[Image: “Living Close to the Water,” by Andrew Smith. (Original on Flickr; used here under a Creative Commons license — thank you!)]
From whiskey river:
Despite everything, we are good people, who can hardly live in this world that continues almost entirely at our expense.
The best thing is to keep on moving arms and legs, and watch the waves, almost as though moving forward.
In this way, despair turns quickly over to happiness, and back to despair again.

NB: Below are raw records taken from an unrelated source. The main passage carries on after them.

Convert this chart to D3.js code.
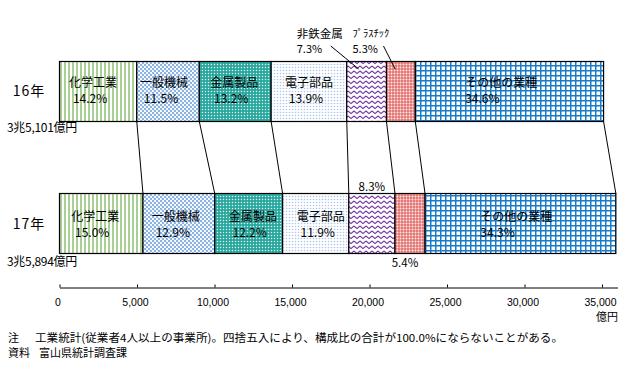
<!DOCTYPE html>
<html><head><meta charset="utf-8">
<script src="https://cdn.jsdelivr.net/npm/d3@7"></script>
<style>
html,body{margin:0;padding:0;background:#fff;}
svg{display:block;font-family:"Noto Sans CJK JP","Noto Sans",sans-serif;}
text{fill:#000;}
</style></head>
<body>
<svg id="chart" width="642" height="365"></svg>
<script>
// ---- data ----
const categories = ["化学工業","一般機械","金属製品","電子部品","非鉄金属","ﾌﾟﾗｽﾁｯｸ","その他の業種"];
const years = ["16年","17年"];
const totals = [35101, 35894];
const totalLabels = ["3兆5,101億円","3兆5,894億円"];
const share16 = [14.2, 11.5, 13.2, 13.9, 7.3, 5.3, 34.6];
const share17 = [15.0, 12.9, 12.2, 11.9, 8.3, 5.4, 34.3];
const tickValues = [0, 5000, 10000, 15000, 20000, 25000, 30000, 35000];
const unitLabel = "億円";
const noteLines = [
  ["注", "工業統計(従業者4人以上の事業所)。四捨五入により、構成比の合計が100.0%にならないことがある。"],
  ["資料", "富山県統計調査課"]
];

// ---- layout ----
const svg = d3.select("#chart");
const x = d3.scaleLinear().domain([0, 36000]).range([59.5, 617.5]);
const y = d3.scaleBand().domain(years).range([61.5, 253.5]).paddingInner(0.5455);
const bw = y.bandwidth();
const shares = [share16, share17];

// patterns
const defs = svg.append("defs");
function pat(id, w, h, build) {
  const p = defs.append("pattern").attr("id", id).attr("patternUnits", "userSpaceOnUse")
    .attr("width", w).attr("height", h);
  build(p);
}
pat("p0", 4, 4, p => {
  p.append("rect").attr("width", 4).attr("height", 4).attr("fill", "#fff");
  p.append("rect").attr("width", 2).attr("height", 4).attr("fill", "#a9cf95");
});
pat("p1", 4, 4, p => {
  p.append("rect").attr("width", 4).attr("height", 4).attr("fill", "#fff");
  p.append("circle").attr("cx", 1).attr("cy", 1).attr("r", 1.25).attr("fill", "#8ab3e3");
  p.append("circle").attr("cx", 3).attr("cy", 3).attr("r", 1.25).attr("fill", "#8ab3e3");
});
pat("p2", 3, 3, p => {
  p.append("rect").attr("width", 3).attr("height", 3).attr("fill", "#27a89e");
  p.append("circle").attr("cx", 1.5).attr("cy", 1.5).attr("r", 0.75).attr("fill", "#e8f6f4");
});
pat("p3", 3, 3, p => {
  p.append("rect").attr("width", 3).attr("height", 3).attr("fill", "#fff");
  p.append("circle").attr("cx", 1.5).attr("cy", 1.5).attr("r", 0.8).attr("fill", "#a9c9ec");
});
pat("p4", 6, 5, p => {
  p.append("rect").attr("width", 6).attr("height", 5).attr("fill", "#fff");
  p.append("path").attr("d", "M0,1 L3,3.6 L6,1").attr("fill", "none")
    .attr("stroke", "#7030a0").attr("stroke-width", 1.1);
});
pat("p5", 3, 3, p => {
  p.append("rect").attr("width", 3).attr("height", 3).attr("fill", "#e27472");
  p.append("circle").attr("cx", 1.5).attr("cy", 1.5).attr("r", 0.95).attr("fill", "#fdeeee");
});
pat("p6", 5, 5, p => {
  p.append("rect").attr("width", 5).attr("height", 5).attr("fill", "#fff");
  p.append("rect").attr("width", 5).attr("height", 1.5).attr("fill", "#1a7cc8");
  p.append("rect").attr("width", 1.5).attr("height", 5).attr("fill", "#1a7cc8");
});

// segments
const segs = years.map((yr, yi) => {
  let cum = 0;
  return categories.map((c, ci) => {
    const v = totals[yi] * shares[yi][ci] / 100;
    const s = { yr, yi, ci, cat: c, share: shares[yi][ci], x0: cum, x1: cum + v };
    cum += v;
    return s;
  });
});

// connecting lines between bars
const conn = svg.append("g");
for (let ci = 0; ci < categories.length; ci++) {
  conn.append("line")
    .attr("x1", x(segs[0][ci].x1)).attr("y1", y(years[0]) + bw)
    .attr("x2", x(segs[1][ci].x1)).attr("y2", y(years[1]))
    .attr("stroke", "#000").attr("stroke-width", 1);
}

// bars
const bars = svg.append("g");
segs.forEach(row => {
  bars.selectAll(null).data(row).enter().append("rect")
    .attr("x", d => x(d.x0)).attr("y", d => y(d.yr))
    .attr("width", d => x(d.x1) - x(d.x0)).attr("height", bw)
    .attr("fill", d => `url(#p${d.ci})`)
    .attr("stroke", "#000").attr("stroke-width", 1.2);
});

// inside labels
const nameDx = [[-5, -4, -1, 0], [-6, -3, 4, 5]];
const lab = svg.append("g").attr("font-size", 12);
segs.forEach((row, yi) => {
  const top = y(years[yi]);
  const nameY = yi === 0 ? 87 - 61.5 : 221 - 193.5;
  const pctY = yi === 0 ? 102.5 - 61.5 : 236.5 - 193.5;
  row.forEach(d => {
    const a = x(d.x0), b = x(d.x1);
    if (d.ci <= 3) {
      const cx = (a + b) / 2 + nameDx[yi][d.ci];
      lab.append("text").attr("x", cx).attr("y", top + nameY).attr("text-anchor", "middle").text(d.cat);
      lab.append("text").attr("x", cx - 3).attr("y", top + pctY).attr("text-anchor", "middle")
        .text(d.share.toFixed(1) + "%");
    } else if (d.ci === 6) {
      const sx = a + (b - a) * (yi === 0 ? 0.265 : 0.29);
      lab.append("text").attr("x", sx).attr("y", top + nameY).text(d.cat);
      lab.append("text").attr("x", sx).attr("y", top + pctY).text(d.share.toFixed(1) + "%");
    }
  });
});

// outside labels, top bar (with leader lines)
[[4, 50, 34, 38], [5, 34, 31, 37]].forEach(([ci, back, lead, ny]) => {
  const d = segs[0][ci];
  const a = x(d.x0), b = x(d.x1);
  const lx = a - back;
  lab.append("text").attr("x", lx).attr("y", ny).attr("font-size", ci === 5 ? 10.5 : 11.5).text(d.cat);
  lab.append("text").attr("x", lx).attr("y", 53).attr("font-size", 11).text(d.share.toFixed(1) + "%");
  svg.append("line").attr("x1", lx + lead).attr("y1", 46)
    .attr("x2", a + (b - a) * 0.3).attr("y2", 69)
    .attr("stroke", "#000").attr("stroke-width", 1);
});
// outside labels, bottom bar
{
  const d = segs[1][4];
  lab.append("text").attr("x", (x(d.x0) + x(d.x1)) / 2).attr("y", 190.5)
    .attr("text-anchor", "middle").attr("font-size", 11.5).text(d.share.toFixed(1) + "%");
  const e = segs[1][5];
  lab.append("text").attr("x", (x(e.x0) + x(e.x1)) / 2 - 5).attr("y", 266.5)
    .attr("text-anchor", "middle").attr("font-size", 11.5).text(e.share.toFixed(1) + "%");
}

// year labels and totals
years.forEach((yr, yi) => {
  svg.append("text").attr("x", 29).attr("y", y(yr) + bw / 2 + 5)
    .attr("text-anchor", "middle").attr("font-size", 14).attr("letter-spacing", 1).text(yr);
  svg.append("text").attr("x", 7).attr("y", y(yr) + bw + (yi === 0 ? 11 : 12))
    .attr("font-size", 12).attr("letter-spacing", -0.3).text(totalLabels[yi]);
});

// axis
const axis = d3.axisBottom(x).tickValues(tickValues).tickSizeInner(-3).tickSizeOuter(0)
  .tickPadding(11).tickFormat(d3.format(","));
const ag = svg.append("g").attr("transform", "translate(0,287.5)").call(axis);
ag.selectAll("text").attr("font-size", 10.5).attr("font-family", "inherit").attr("dx", -2).attr("fill", "#000");
ag.selectAll("line").attr("stroke", "#000");
ag.select(".domain").attr("stroke", "#000");
svg.append("text").attr("x", 618).attr("y", 321).attr("text-anchor", "end")
  .attr("font-size", 11).text(unitLabel);

// notes
noteLines.forEach((ln, i) => {
  const yy = 341.5 + i * 15;
  svg.append("text").attr("x", 8).attr("y", yy).attr("font-size", 11).text(ln[0]);
  const t = svg.append("text").attr("x", i === 0 ? 35 : 39).attr("y", yy).attr("font-size", 11).text(ln[1]);
  if (i === 0) t.attr("textLength", 528).attr("lengthAdjust", "spacingAndGlyphs");
});
</script>
</body></html>
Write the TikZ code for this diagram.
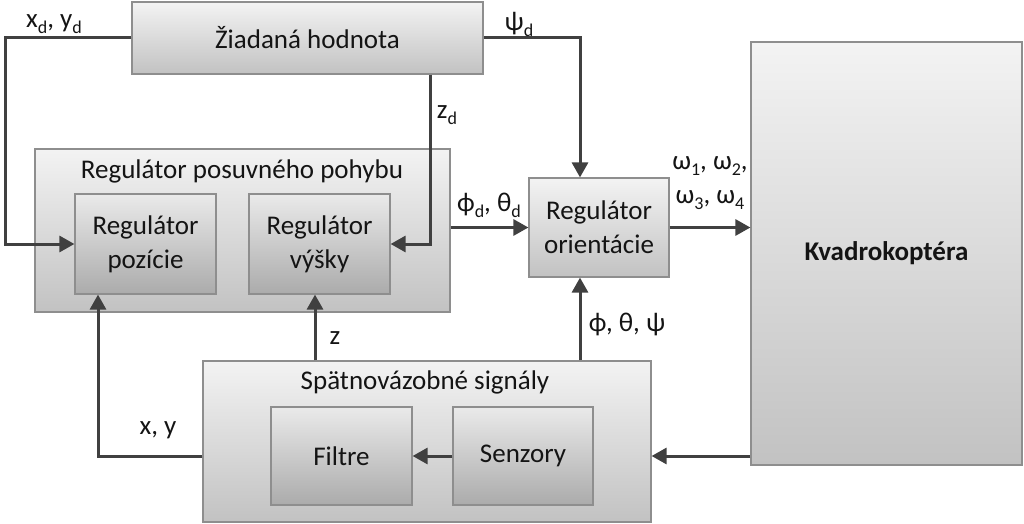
\documentclass[tikz,border=0pt]{standalone}
\usepackage{fontspec}
\setmainfont{Carlito}
\usetikzlibrary{arrows.meta}
\definecolor{txt}{HTML}{141414}
\definecolor{bordergray}{HTML}{8E8E8E}
\definecolor{linegray}{HTML}{404040}
\definecolor{outtop}{HTML}{F3F3F3}
\definecolor{outbot}{HTML}{C2C2C2}
\definecolor{intop}{HTML}{EAEAEA}
\definecolor{inbot}{HTML}{ABABAB}
\newcommand{\sbs}[1]{\raisebox{-0.22em}{\fontsize{18}{20}\selectfont #1}}
\begin{document}
\begin{tikzpicture}[x=1pt,y=-1pt,
 every node/.style={font=\fontsize{27}{34}\selectfont, text=txt},
 outerbox/.style={draw=bordergray, line width=1.2pt, top color=outtop, bottom color=outbot, inner sep=0pt},
 innerbox/.style={draw=bordergray, line width=1.2pt, top color=intop, bottom color=inbot, align=center, inner sep=0pt},
 conn/.style={draw=linegray, line width=3pt},
 arr/.style={conn, -{Triangle[length=15pt,width=16pt]}},
 lbl/.style={inner sep=0pt}
]
\useasboundingbox (0,0) rectangle (1024,524);
% blocks
\node[outerbox, minimum width=351pt, minimum height=72pt] (zh) at (307.5,38) {Žiadaná hodnota};
\node[outerbox, minimum width=415pt, minimum height=163pt] (rp) at (242.5,230.5) {};
\node[lbl] (rpt) at (242,171) {Regulátor posuvného pohybu};
\node[innerbox, minimum width=141pt, minimum height=100pt] (poz) at (145.5,244) {Regulátor\\pozície};
\node[innerbox, minimum width=141pt, minimum height=100pt] (vys) at (319.5,244) {Regulátor\\výšky};
\node[outerbox, align=center, minimum width=140pt, minimum height=99pt] (ori) at (599,227.5) {Regulátor\\orientácie};
\node[outerbox, minimum width=271pt, minimum height=423pt, font=\fontsize{27}{34}\selectfont\bfseries] (kv) at (886.5,253.5) {Kvadrokoptéra};
\node[outerbox, minimum width=448pt, minimum height=161pt] (sp) at (427,441.5) {};
\node[lbl] (spt) at (425,382) {Spätnovázobné signály};
\node[innerbox, minimum width=141pt, minimum height=98pt] (fil) at (341.5,456) {Filtre};
\node[innerbox, minimum width=140pt, minimum height=98pt] (sen) at (523,456) {Senzory};
% helper coordinates
\coordinate (ox) at (580,0);
\coordinate (zx) at (315,0);
\coordinate (xx) at (98,0);
\coordinate (lx) at (5,0);
\coordinate (zdx) at (430,0);
% connectors
\draw[arr] (zh.west) -- (lx |- zh.west) |- (poz.west);
\draw[arr] (zh.east) -| (ox |- ori.north);
\draw[arr] (zdx |- zh.south) |- (vys.east);
\draw[arr] (rp.east |- ori.west) -- (ori.west);
\draw[arr] (ori.east) -- (ori.east -| kv.west);
\draw[arr] (kv.west |- fil.east) -- (sp.east |- fil.east);
\draw[arr] (ox |- sp.north) -- (ox |- ori.south);
\draw[arr] (zx |- sp.north) -- (zx |- vys.south);
\draw[arr] (sp.west |- fil.west) -| (xx |- poz.south);
\draw[arr] (sen.west) -- (fil.east);
% labels
\node[lbl] (l1) at (54,24) {x\sbs{d}, y\sbs{d}};
\node[lbl] (l2) at (519,24) {ψ\sbs{d}};
\node[lbl] (l3) at (447,115) {z\sbs{d}};
\node[lbl] (l4) at (489,205) {ϕ\sbs{d}, θ\sbs{d}};
\node[lbl] (l5) at (710,166) {ω\sbs{1}, ω\sbs{2},};
\node[lbl] (l6) at (710,200) {ω\sbs{3}, ω\sbs{4}};
\node[lbl] (l7) at (627,324) {ϕ, θ, ψ};
\node[lbl] (l8) at (335,338) {z};
\node[lbl] (l9) at (158,430) {x, y};
\end{tikzpicture}
\end{document}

And, if you reach the beach, walk back across it like everything is fine, toward your family who would not like to see the abyss you have just swum over.
(Joanna Walsh [source])
…and:
The next morning I shall get up at dawn. I shall let myself out by the kitchen door. I shall walk on the moor. I shall see the swallow skim the grass. I shall throw myself on a bank by the river and watch the fish slip in and out among the reeds. The palms of my hands will be printed with pine-needles. I shall there unfold and take out whatever it is I have made here; something hard. For something has grown in me here, through the winters and summers, on staircases, in bedrooms… Then my freedom will unfurl, and all these restrictions that wrinkle and shrivel — hours and order and discipline, and being here and there exactly at the right moment — will crack asunder.
(Virginia Woolf [source])
…and:
At Least
I want to get up early one more morning,
before sunrise. Before the birds, even.
I want to throw cold water on my face
and be at my work table
when the sky lightens and smoke
begins to rise from the chimneys
of the other houses.
I want to see the waves break
on this rocky beach, not just hear them
break as I did all night in my sleep.
I want to see again the ships
that pass through the Strait from every
seafaring country in the world—
old, dirty freighters just barely moving along,
and the swift new cargo vessels
painted every colour under the sun
that cut the water as they pass
I want to keep an eye out for them.
And for the little boat that plies
the water between the ships
and the pilot station near the lighthouse.
I want to see them take a man off the ship
and put another up on board.
I want to spend the day watching this happen
and reach my own conclusions.
I hate to seem greedy—I have so much
to be thankful for already.
But I want to get up early one more morning, at least.
And go to my place with some coffee and wait.
Just wait, to see what’s going to happen.